╭──

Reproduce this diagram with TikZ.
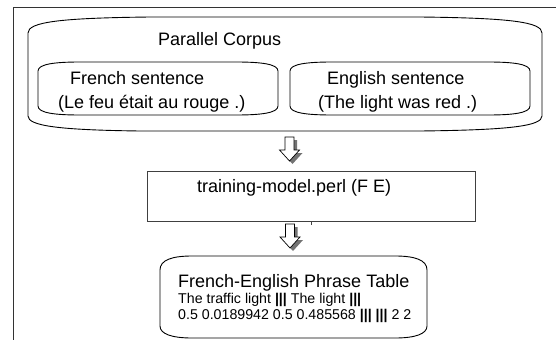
\documentclass[tikz,border=0pt]{standalone}
\usepackage{fontspec}
\setmainfont{Liberation Sans}
\begin{document}
\begin{tikzpicture}[x=1pt,y=-1pt,
  txt/.style={anchor=base west, inner sep=0pt, font=\fontsize{18}{21}\selectfont},
  smalltxt/.style={anchor=base west, inner sep=0pt, font=\fontsize{14.2}{16}\selectfont},
  outline/.style={draw=black, line width=0.9pt},
  framestyle/.style={draw=black!80, line width=0.9pt},
  blockarrow/.style={draw=black, fill=white, line width=0.7pt},
  arrowshadow/.style={fill=black!55, draw=none}]
\useasboundingbox (0,0) rectangle (556,340);
% outer frame (open at right and bottom)
\draw[framestyle] (556,7) -- (13,7) -- (13,340);
% Parallel corpus container
\draw[outline] (28,33) .. controls (28,22) and (60,18) .. (150,17) -- (420,17)
  .. controls (510,18) and (542,22) .. (542,33) -- (542,116)
  .. controls (542,126) and (510,130) .. (420,131) -- (140,131)
  .. controls (60,130) and (28,126) .. (28,116) -- cycle;
\node[txt] (pc) at (158,45) {Parallel Corpus};
% French sentence box
\draw[outline] (38,71) .. controls (38,64) and (55,62) .. (80,62) -- (236,62)
  .. controls (261,62) and (278,64) .. (278,71) -- (278,106)
  .. controls (278,113) and (261,115) .. (236,115) -- (80,115)
  .. controls (55,115) and (38,113) .. (38,106) -- cycle;
\node[txt] (fr1) at (70,84) {French sentence};
\node[txt] (fr2) at (58,108) {(Le feu était au rouge .)};
% English sentence box
\draw[outline] (290,71) .. controls (290,64) and (307,62) .. (332,62) -- (488,62)
  .. controls (513,62) and (530,64) .. (530,71) -- (530,106)
  .. controls (530,113) and (513,115) .. (488,115) -- (332,115)
  .. controls (307,115) and (290,113) .. (290,106) -- cycle;
\node[txt] (en1) at (327,84) {English sentence};
\node[txt] (en2) at (318,108) {(The light was red .)};
% block arrows
\foreach \ax/\ay in {289.5/137, 290/224}{
  \fill[arrowshadow, shift={(\ax+3,\ay+3)}] (-4.5,0) -- (4.5,0) -- (4.5,13) -- (10,13) -- (0,24) -- (-10,13) -- (-4.5,13) -- cycle;
  \draw[blockarrow, shift={(\ax,\ay)}] (-4.5,0) -- (4.5,0) -- (4.5,13) -- (10,13) -- (0,24) -- (-10,13) -- (-4.5,13) -- cycle;
}
% training box
\node[draw=black!75, line width=0.9pt, anchor=north west, minimum width=328pt, minimum height=50pt, inner sep=0pt] (train) at (147,171) {};
\node[txt] (trtext) at (197,192) {training-model.perl (F E)};
\draw[draw=black!75, line width=0.7pt] (train.south) -- ++(0,3);
% phrase table box
\draw[outline] (160,270) .. controls (160,260) and (172,256) .. (192,256) -- (395,256)
  .. controls (415,256) and (427,260) .. (427,270) -- (427,326)
  .. controls (427,334) and (415,338) .. (395,338) -- (192,338)
  .. controls (172,338) and (160,334) .. (160,326) -- cycle;
\node[txt] (pt1) at (178,287) {French-English Phrase Table};
\node[smalltxt] (pt2) at (178,303) {The traffic light \textbf{|||} The light \textbf{|||}};
\node[smalltxt] (pt3) at (178,319) {0.5 0.0189942 0.5 0.485568 \textbf{|||} \textbf{|||} 2 2};
\end{tikzpicture}
\end{document}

╰──

• **WHAT TO PRODUCE**
Restate the whole listing above exactly, please, omitting every image.

• **EXERCISE RESULT**
Reproduce this diagram with TikZ.
\documentclass[tikz,border=0pt]{standalone}
\usepackage{fontspec}
\setmainfont{Liberation Sans}
\begin{document}
\begin{tikzpicture}[x=1pt,y=-1pt,
  txt/.style={anchor=base west, inner sep=0pt, font=\fontsize{18}{21}\selectfont},
  smalltxt/.style={anchor=base west, inner sep=0pt, font=\fontsize{14.2}{16}\selectfont},
  outline/.style={draw=black, line width=0.9pt},
  framestyle/.style={draw=black!80, line width=0.9pt},
  blockarrow/.style={draw=black, fill=white, line width=0.7pt},
  arrowshadow/.style={fill=black!55, draw=none}]
\useasboundingbox (0,0) rectangle (556,340);
% outer frame (open at right and bottom)
\draw[framestyle] (556,7) -- (13,7) -- (13,340);
% Parallel corpus container
\draw[outline] (28,33) .. controls (28,22) and (60,18) .. (150,17) -- (420,17)
  .. controls (510,18) and (542,22) .. (542,33) -- (542,116)
  .. controls (542,126) and (510,130) .. (420,131) -- (140,131)
  .. controls (60,130) and (28,126) .. (28,116) -- cycle;
\node[txt] (pc) at (158,45) {Parallel Corpus};
% French sentence box
\draw[outline] (38,71) .. controls (38,64) and (55,62) .. (80,62) -- (236,62)
  .. controls (261,62) and (278,64) .. (278,71) -- (278,106)
  .. controls (278,113) and (261,115) .. (236,115) -- (80,115)
  .. controls (55,115) and (38,113) .. (38,106) -- cycle;
\node[txt] (fr1) at (70,84) {French sentence};
\node[txt] (fr2) at (58,108) {(Le feu était au rouge .)};
% English sentence box
\draw[outline] (290,71) .. controls (290,64) and (307,62) .. (332,62) -- (488,62)
  .. controls (513,62) and (530,64) .. (530,71) -- (530,106)
  .. controls (530,113) and (513,115) .. (488,115) -- (332,115)
  .. controls (307,115) and (290,113) .. (290,106) -- cycle;
\node[txt] (en1) at (327,84) {English sentence};
\node[txt] (en2) at (318,108) {(The light was red .)};
% block arrows
\foreach \ax/\ay in {289.5/137, 290/224}{
  \fill[arrowshadow, shift={(\ax+3,\ay+3)}] (-4.5,0) -- (4.5,0) -- (4.5,13) -- (10,13) -- (0,24) -- (-10,13) -- (-4.5,13) -- cycle;
  \draw[blockarrow, shift={(\ax,\ay)}] (-4.5,0) -- (4.5,0) -- (4.5,13) -- (10,13) -- (0,24) -- (-10,13) -- (-4.5,13) -- cycle;
}
% training box
\node[draw=black!75, line width=0.9pt, anchor=north west, minimum width=328pt, minimum height=50pt, inner sep=0pt] (train) at (147,171) {};
\node[txt] (trtext) at (197,192) {training-model.perl (F E)};
\draw[draw=black!75, line width=0.7pt] (train.south) -- ++(0,3);
% phrase table box
\draw[outline] (160,270) .. controls (160,260) and (172,256) .. (192,256) -- (395,256)
  .. controls (415,256) and (427,260) .. (427,270) -- (427,326)
  .. controls (427,334) and (415,338) .. (395,338) -- (192,338)
  .. controls (172,338) and (160,334) .. (160,326) -- cycle;
\node[txt] (pt1) at (178,287) {French-English Phrase Table};
\node[smalltxt] (pt2) at (178,303) {The traffic light \textbf{|||} The light \textbf{|||}};
\node[smalltxt] (pt3) at (178,319) {0.5 0.0189942 0.5 0.485568 \textbf{|||} \textbf{|||} 2 2};
\end{tikzpicture}
\end{document}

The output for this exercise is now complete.